| Improvement of radial roads has cut Aston into three. The aim was
'grade separation', the reduction of traffic delay by limiting access
to the highways, blocking most side-streets and providing over- or
under-passes at the few essential junctions. An early work on A34
was Birchfield Underpass (1962), followed by that at Six Ways a year
later; in 1971 the flyover at Trinity Road linked them. When the M6
was planned as an urban motorway along the Tame valley, and a feeder
to it from central Birmingham was required, it was realised that the
A38 Lichfield Road could not be improved to expressway standard.

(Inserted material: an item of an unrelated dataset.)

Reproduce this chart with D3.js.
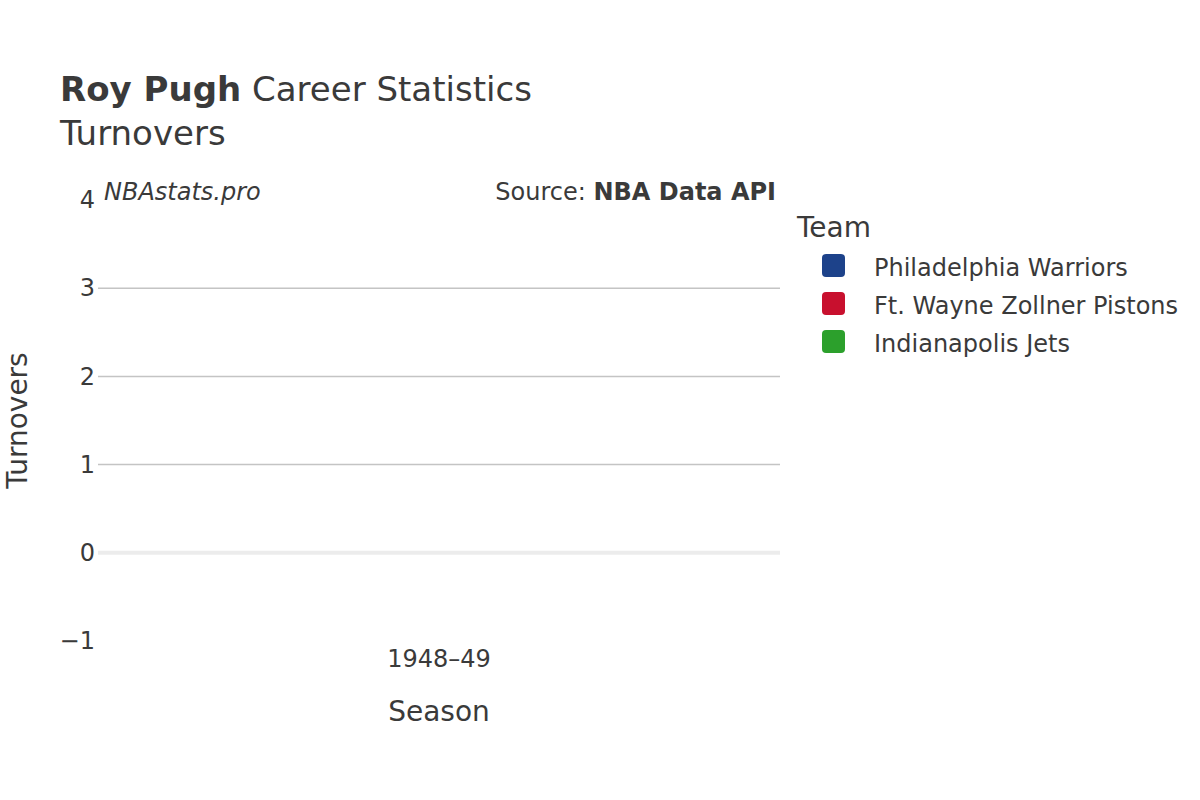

So a new highway was proposed which would pass through South Aston
and Queens Road areas, already scheduled for re-development: A38(M),
21/3 miles long with seven traffic lanes, was built between 1969
and 1972. It starts with an elevated approach from Queensway over
Lancaster Circus and level access at Lower Corporation Street: there
is a 3/4 mile cutting under Dartmouth Circus (Middleway) and Park
Circus (Victoria Road): therefrom the road crosses the Park's east
end, the Tame valley, embankments of the Grand Junction amid Sutton
lines, Electric Avenue and the Tame Valley Canal, on a 700-yard
steel box beam viaduct, which is concrete decked and pillared, to
Gravelly Hill Interchange.
Alongside, the Tame has been diverted into a curved channel, to
accommodate which Salford Reservoir has been reduced. At the intersection,
univer-sally known as 'Spaghetti Junction', there is access to the
M6 north and south and the A38 old and new (Gravelly Hill, Tyburn
Road).
The expressway can be joined at both circuses but can be left only
by cityward traffic. A skew bridge flyover, to which pedestrian
access is provided by a spiral ramp at Phillips Street, takes traffic
from Middleway to Aston Cross. Park Lane crosses the cutting without
access: footbridges at Park Circus and Tower Road carry service
mains. Many side-streets have of necessity become dead-ends.